On parle pudiquement et hypocritement de banlieues en difficulté, de quartiers difficiles. On devrait parler de bidonvilles en dur, de favelas institutionnalisées. En France, on donne des leçons sur les droits de l'Homme au monde entier. Et on ferme les yeux sur notre propre incurie, notre propre misère. Parce qu'il y a une responsabilité politique. Elle n'incombe pas seulement à la droite ou à la gauche, même si ces banlieues ont longtemps arrangé tout le monde. La droite car l'électorat populaire n'entrait pas dans ses bastions. La gauche parce qu'elle a pu se créer des baronnies locales. Cette responsabilité-là, nous la portons tous en tant que citoyens. Parce que nous faisons semblant de croire que la banlieue est un problème de banlieue. Mais si nous tremblons tous dès qu'un bus flambe, c'est bien parce que nous savons que cette violence peut dégénérer gravement du jour au lendemain.
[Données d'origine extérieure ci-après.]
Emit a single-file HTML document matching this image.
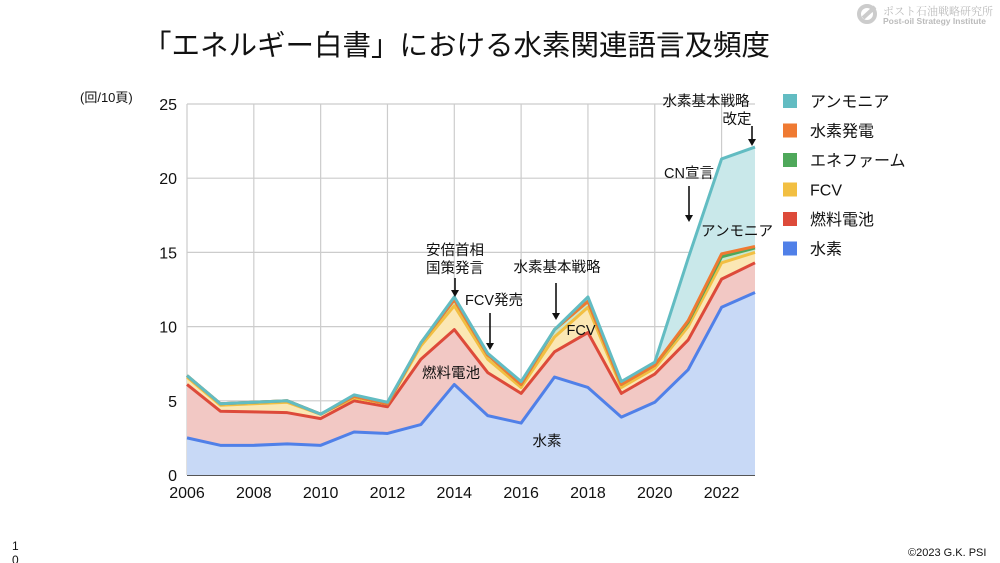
<!DOCTYPE html>
<html><head><meta charset="utf-8">
<style>
body{margin:0;background:#fff;}
#wrap{position:relative;width:1000px;height:563px;overflow:hidden;font-family:"Liberation Sans","Noto Sans CJK JP",sans-serif;}
.t{position:absolute;white-space:nowrap;color:#111;}
</style></head>
<body>
<div id="wrap">
<div class="t" style="left:143px;top:23px;font-size:28.5px;">「エネルギー白書」における水素関連語言及頻度</div>
<div class="t" style="left:883px;top:3px;font-size:11px;color:#bbb;font-family:'Noto Serif CJK SC',serif;">ポスト石油戦略研究所</div>
<div class="t" style="left:883px;top:16px;font-size:8.5px;color:#bbb;font-weight:bold;">Post-oil Strategy Institute</div>
<svg style="position:absolute;left:856px;top:3px" width="22" height="22"><circle cx="11" cy="11" r="8" fill="none" stroke="#ccc" stroke-width="4"/><path d="M7 15 L19 4" stroke="#ccc" stroke-width="4"/></svg>
<div class="t" style="left:908px;top:547px;font-size:11px;">©2023 G.K. PSI</div>
<div class="t" style="left:12px;top:539px;font-size:12px;line-height:14px;">1<br>0</div>
<svg id="chart" width="1000" height="563" style="position:absolute;left:0;top:0"></svg>
</div>
<script>
const years=[2006,2007,2008,2009,2010,2011,2012,2013,2014,2015,2016,2017,2018,2019,2020,2021,2022,2023];
const hydrogen=[2.5,2.0,2.0,2.1,2.0,2.9,2.8,3.4,6.1,4.0,3.5,6.6,5.9,3.9,4.9,7.1,11.3,12.3];
const fuelCell=[3.6,2.3,2.25,2.1,1.8,2.1,1.8,4.4,3.7,2.9,2.0,1.7,3.7,1.6,1.9,2.0,1.9,2.0];
const fcv=[0.5,0.4,0.55,0.7,0.3,0.2,0.2,0.9,1.6,0.9,0.4,1.0,1.7,0.4,0.4,0.9,1.1,0.7];
const eneFarm=[0.1,0.1,0.1,0.1,0,0.1,0,0.2,0.4,0.3,0.2,0.5,0.4,0.2,0.2,0.3,0.4,0.3];
const electrolysis=[0,0,0,0,0,0,0,0,0,0,0,0,0,0,0,0.1,0.2,0.1];
const ammonia=[0,0,0,0,0,0.1,0.1,0,0.2,0.1,0.2,0,0.3,0.2,0.2,4.2,6.4,6.7];
const yTicks=[0,5,10,15,20,25];
const xTicks=[2006,2008,2010,2012,2014,2016,2018,2020,2022];
const seriesNames=["水素","燃料電池","FCV","エネファーム","水素発電","アンモニア"];
const seriesColors=["#5080e8","#dd4a3a","#f2bf42","#4ea85a","#ef7a32","#62bcc2"];
const fillColors=["#c8d9f6","#f2c8c4","#fbe7b4","#cbe6ce","#fad6c0","#c9e8ea"];
const svg=document.getElementById('chart');
const NS="http://www.w3.org/2000/svg";
const X0=187,X1=755,Y0=475,Y1=104;
const xs=v=>X0+(v-2006)/(2023-2006)*(X1-X0);
const ys=v=>Y0-v/25*(Y0-Y1);
function mk(tag,attrs,txt){const e=document.createElementNS(NS,tag);for(const k in attrs)e.setAttribute(k,attrs[k]);if(txt!==undefined)e.textContent=txt;svg.appendChild(e);return e;}
yTicks.forEach(t=>{const l=mk('line',{x1:X0,x2:X1,y1:ys(t),y2:ys(t),stroke:t===0?'#555':'#ccc','stroke-width':t===0?2:1.2});


const tx=mk('text',{x:177,y:ys(t)+6,'text-anchor':'end','font-size':16,fill:'#111'},t);

});
for(let y=2006;y<=2023;y+=2){const l=mk('line',{x1:xs(y),x2:xs(y),y1:Y1,y2:Y0,stroke:'#ccc','stroke-width':1.2});

}
xTicks.forEach(t=>{const tx=mk('text',{x:xs(t),y:498,'text-anchor':'middle','font-size':16,fill:'#111'},t);

});
const yt=mk('text',{x:80,y:102,'font-size':13,fill:'#111'},'(回/10頁)');


const all=[hydrogen,fuelCell,fcv,eneFarm,electrolysis,ammonia];
let base=years.map(()=>0);
const tops=[];
all.forEach((s,i)=>{const top=base.map((b,j)=>b+s[j]);
let d='M'+years.map((y,j)=>xs(y)+','+ys(top[j])).join('L');
d+='L'+years.slice().reverse().map((y,j)=>xs(y)+','+ys(base[years.length-1-j])).join('L')+'Z';
const a=mk('path',{d:d,fill:fillColors[i],stroke:'none'});


tops.push(top);base=top;});
tops.forEach((top,i)=>{const l=mk('polyline',{points:years.map((y,j)=>xs(y)+','+ys(top[j])).join(' '),fill:'none',stroke:seriesColors[i],'stroke-width':3,'stroke-linejoin':'round'});

});
const legendOrder=[5,4,3,2,1,0];
legendOrder.forEach((si,k)=>{const y=102+k*29.5;
const r=mk('rect',{x:783,y:y-8,width:14,height:14,fill:seriesColors[si]});


const t=mk('text',{x:810,y:y+5,'font-size':16,fill:'#111'},seriesNames[si]);

});
function note(txt,x,y,name){const t=mk('text',{x:x,y:y,'font-size':14.5,fill:'#111','text-anchor':'middle'},txt);

}
function arrow(x,y1,y2,name){const l=mk('line',{x1:x,x2:x,y1:y1,y2:y2-6,stroke:'#111','stroke-width':1.6});


const p=mk('path',{d:`M${x-4},${y2-7}L${x+4},${y2-7}L${x},${y2}Z`,fill:'#111'});

}
note('安倍首相',455,255,'note-abe');note('国策発言',455,273,'note-abe-2');arrow(455,278,297,'arrow-abe');
note('FCV発売',494,305,'note-fcv-launch');arrow(490,313,350,'arrow-fcv');
note('水素基本戦略',557,272,'note-strategy');arrow(556,283,320,'arrow-strategy');
note('水素基本戦略',706,106,'note-strategy-rev');note('改定',737,124,'note-strategy-rev-2');arrow(752,126,146,'arrow-rev');
note('CN宣言',689,178,'note-cn');arrow(689,186,222,'arrow-cn');
note('アンモニア',737,236,'label-ammonia');
note('FCV',581,335,'label-fcv');
note('燃料電池',451,378,'label-fuelcell');
note('水素',547,446,'label-hydrogen');
</script>
</body></html>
Alors oui il faudrait plus de flics, oui il faut reconstruire, oui il faut reloger. Oui il faut revoir la politique de la ville, l'aménagement du territoire, les politiques d'éducation, les politiques d'aides sociales, les infrastructures de transport. Songez que le dossier du fameux "désenclavement du plateau de Clichy-sous-Bois Montfermeil", le prolongement de la ligne de tram-train T4, patine maintenant depuis plusieurs années parce que les élus concernés par le décrochage n'arrivent pas se mettre d'accord sur le tracé, pour des raisons politiquement peu avouables. Mettre les cités de Clichy-sous-Bois et de Montfermeil à 5 minutes de Livry-Gargan et du Raincy, c'est faire déferler des hordes de jeunes à casquette sur de la banlieue pavillonnaire. On veut bien rompre l'isolement de ces habitants, à condition qu'ils ne passent pas par chez soi. Après ça, tous ces messieurs bleublancrougisés iront couiner qu'on ne les consulte pas si d'aventure l'Etat passe outre leurs querelles de clocher. On sortira les grands mots, les grandes tirades, sur le déni de démocratie, la volonté de recentralisation, l'asphyxie de la démocratie locale, le manque de concertation et de dialogue. On finira par croire à sa propre indignation. Et peut-être même faire admettre que l'on s'insurge pour le bien commun.

Je laisse à Tahar Ben Jelloun le mot de la fin:

"Evidemment il y en a qui s'en sortent et réussissent malgré tous les obstacles. Ceux-là s'éloignent de la banlieue. On parle à leur propos d'intégration. C'est une erreur. On intègre l'étranger, pas l'indigène, l'autochtone."

En photo, une partie de la cité des Bosquets à Montfermeil (93).